> **What you will do**: Pictures within the data are to be left out; everything else must be reproduced exactly.

> **Collected data**:

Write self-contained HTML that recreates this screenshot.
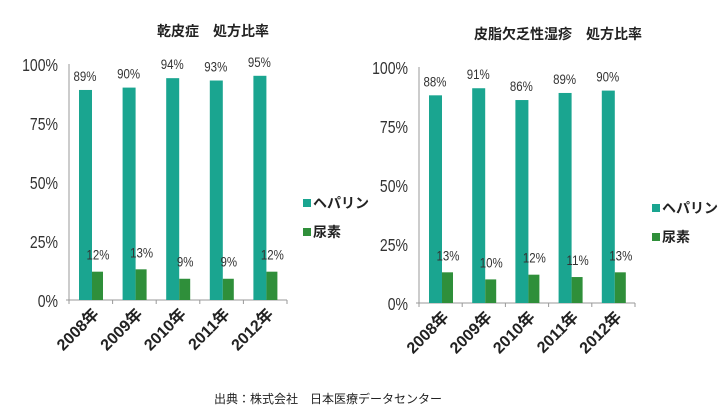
<!DOCTYPE html>
<html><head><meta charset="utf-8"><style>
body{margin:0;background:#fff;}
svg{display:block;font-family:"Liberation Sans","Noto Sans CJK JP",sans-serif;}
</style></head><body>
<svg id="c" width="718" height="416"></svg>
<script>
const categories=["2008年","2009年","2010年","2011年","2012年"];
const heparinLeft=[89,90,94,93,95];
const ureaLeft=[12,13,9,9,12];
const heparinRight=[88,91,86,89,90];
const ureaRight=[13,10,12,11,13];
const yTicks=[0,25,50,75,100];
const titles=["乾皮症　処方比率","皮脂欠乏性湿疹　処方比率"];
const NS="http://www.w3.org/2000/svg";
const svg=document.getElementById('c');
function mk(tag,attrs,parent,text){const e=document.createElementNS(NS,tag);for(const k in attrs)e.setAttribute(k,attrs[k]);if(text!==undefined)e.textContent=text;parent.appendChild(e);return e;}
function drawChart(idx,x0,y0,y100,xEnd,heps,ureas,legX,legY,titleX){
  const g=mk('g',{},svg);
  
  
  const y=v=>y0-(y0-y100)*v/100;
  const bw=(xEnd-x0)/categories.length;
  const t=mk('text',{x:titleX,y:y100-28,'font-size':14,'font-weight':'bold','text-anchor':'middle',fill:'#222'},g,titles[idx]);
  
  
  const ax=mk('line',{x1:x0,y1:y100,x2:x0,y2:y0,stroke:'#999'},g);
  
  
  const xa=mk('line',{x1:x0-3,y1:y0,x2:xEnd,y2:y0,stroke:'#999'},g);
  
  
  yTicks.forEach(v=>{
    const tl=mk('text',{x:x0-11,y:y(v)+7,'font-size':18,'text-anchor':'end',fill:'#333',transform:`scale(0.78,1)`,'transform-origin':`${x0-11} ${y(v)}`},g,v+'%');
    
    
  });
  for(let i=0;i<=categories.length;i++){mk('line',{x1:x0+bw*i,y1:y0,x2:x0+bw*i,y2:y0+4,stroke:'#999'},g);}
  categories.forEach((c,i)=>{
    const cx=x0+bw*i;
    const hx=cx+10, ux=hx+13;
    const hb=mk('rect',{x:hx,y:y(heps[i]),width:13,height:y0-y(heps[i]),fill:'#1aa590'},g);
    
    
    const ub=mk('rect',{x:ux,y:y(ureas[i]),width:11,height:y0-y(ureas[i]),fill:'#2f8f3a'},g);
    
    
    const hl=mk('text',{x:hx+6,y:y(heps[i])-9,'font-size':14,'text-anchor':'middle',fill:'#333',transform:'scale(0.82,1)','transform-origin':`${hx+6} 0`},g,heps[i]+'%');
    
    
    const ul=mk('text',{x:ux+6,y:y(ureas[i])-12,'font-size':14,'text-anchor':'middle',fill:'#333',transform:'scale(0.82,1)','transform-origin':`${ux+6} 0`},g,ureas[i]+'%');
    
    
    const xl=mk('text',{x:cx+bw/2+9,y:y0+15,'font-size':16,'font-weight':'bold','text-anchor':'end',fill:'#222',transform:`rotate(-45 ${cx+bw/2+9} ${y0+15})`},g,c);
    
    
  });
  const lg=mk('g',{},g);
  
  
  mk('rect',{x:legX,y:legY-7,width:8,height:8,fill:'#1aa590'},lg);
  const l1=mk('text',{x:legX+10,y:legY+2,'font-size':14,'font-weight':'bold',fill:'#222'},lg,'ヘパリン');
  
  
  mk('rect',{x:legX,y:legY+22,width:8,height:8,fill:'#2f8f3a'},lg);
  const l2=mk('text',{x:legX+10,y:legY+31,'font-size':14,'font-weight':'bold',fill:'#222'},lg,'尿素');
  
  
}
drawChart(0,69,300,64,287,heparinLeft,ureaLeft,303,206,213);
drawChart(1,419,303,67,635,heparinRight,ureaRight,652,211,558);
const src=mk('text',{x:328,y:403,'font-size':12,'text-anchor':'middle',fill:'#222'},svg,'出典：株式会社　日本医療データセンター');


</script>
</body></html>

> **Output for this exercise**:
Write self-contained HTML that recreates this screenshot.
<!DOCTYPE html>
<html><head><meta charset="utf-8"><style>
body{margin:0;background:#fff;}
svg{display:block;font-family:"Liberation Sans","Noto Sans CJK JP",sans-serif;}
</style></head><body>
<svg id="c" width="718" height="416"></svg>
<script>
const categories=["2008年","2009年","2010年","2011年","2012年"];
const heparinLeft=[89,90,94,93,95];
const ureaLeft=[12,13,9,9,12];
const heparinRight=[88,91,86,89,90];
const ureaRight=[13,10,12,11,13];
const yTicks=[0,25,50,75,100];
const titles=["乾皮症　処方比率","皮脂欠乏性湿疹　処方比率"];
const NS="http://www.w3.org/2000/svg";
const svg=document.getElementById('c');
function mk(tag,attrs,parent,text){const e=document.createElementNS(NS,tag);for(const k in attrs)e.setAttribute(k,attrs[k]);if(text!==undefined)e.textContent=text;parent.appendChild(e);return e;}
function drawChart(idx,x0,y0,y100,xEnd,heps,ureas,legX,legY,titleX){
  const g=mk('g',{},svg);
  
  
  const y=v=>y0-(y0-y100)*v/100;
  const bw=(xEnd-x0)/categories.length;
  const t=mk('text',{x:titleX,y:y100-28,'font-size':14,'font-weight':'bold','text-anchor':'middle',fill:'#222'},g,titles[idx]);
  
  
  const ax=mk('line',{x1:x0,y1:y100,x2:x0,y2:y0,stroke:'#999'},g);
  
  
  const xa=mk('line',{x1:x0-3,y1:y0,x2:xEnd,y2:y0,stroke:'#999'},g);
  
  
  yTicks.forEach(v=>{
    const tl=mk('text',{x:x0-11,y:y(v)+7,'font-size':18,'text-anchor':'end',fill:'#333',transform:`scale(0.78,1)`,'transform-origin':`${x0-11} ${y(v)}`},g,v+'%');
    
    
  });
  for(let i=0;i<=categories.length;i++){mk('line',{x1:x0+bw*i,y1:y0,x2:x0+bw*i,y2:y0+4,stroke:'#999'},g);}
  categories.forEach((c,i)=>{
    const cx=x0+bw*i;
    const hx=cx+10, ux=hx+13;
    const hb=mk('rect',{x:hx,y:y(heps[i]),width:13,height:y0-y(heps[i]),fill:'#1aa590'},g);
    
    
    const ub=mk('rect',{x:ux,y:y(ureas[i]),width:11,height:y0-y(ureas[i]),fill:'#2f8f3a'},g);
    
    
    const hl=mk('text',{x:hx+6,y:y(heps[i])-9,'font-size':14,'text-anchor':'middle',fill:'#333',transform:'scale(0.82,1)','transform-origin':`${hx+6} 0`},g,heps[i]+'%');
    
    
    const ul=mk('text',{x:ux+6,y:y(ureas[i])-12,'font-size':14,'text-anchor':'middle',fill:'#333',transform:'scale(0.82,1)','transform-origin':`${ux+6} 0`},g,ureas[i]+'%');
    
    
    const xl=mk('text',{x:cx+bw/2+9,y:y0+15,'font-size':16,'font-weight':'bold','text-anchor':'end',fill:'#222',transform:`rotate(-45 ${cx+bw/2+9} ${y0+15})`},g,c);
    
    
  });
  const lg=mk('g',{},g);
  
  
  mk('rect',{x:legX,y:legY-7,width:8,height:8,fill:'#1aa590'},lg);
  const l1=mk('text',{x:legX+10,y:legY+2,'font-size':14,'font-weight':'bold',fill:'#222'},lg,'ヘパリン');
  
  
  mk('rect',{x:legX,y:legY+22,width:8,height:8,fill:'#2f8f3a'},lg);
  const l2=mk('text',{x:legX+10,y:legY+31,'font-size':14,'font-weight':'bold',fill:'#222'},lg,'尿素');
  
  
}
drawChart(0,69,300,64,287,heparinLeft,ureaLeft,303,206,213);
drawChart(1,419,303,67,635,heparinRight,ureaRight,652,211,558);
const src=mk('text',{x:328,y:403,'font-size':12,'text-anchor':'middle',fill:'#222'},svg,'出典：株式会社　日本医療データセンター');


</script>
</body></html>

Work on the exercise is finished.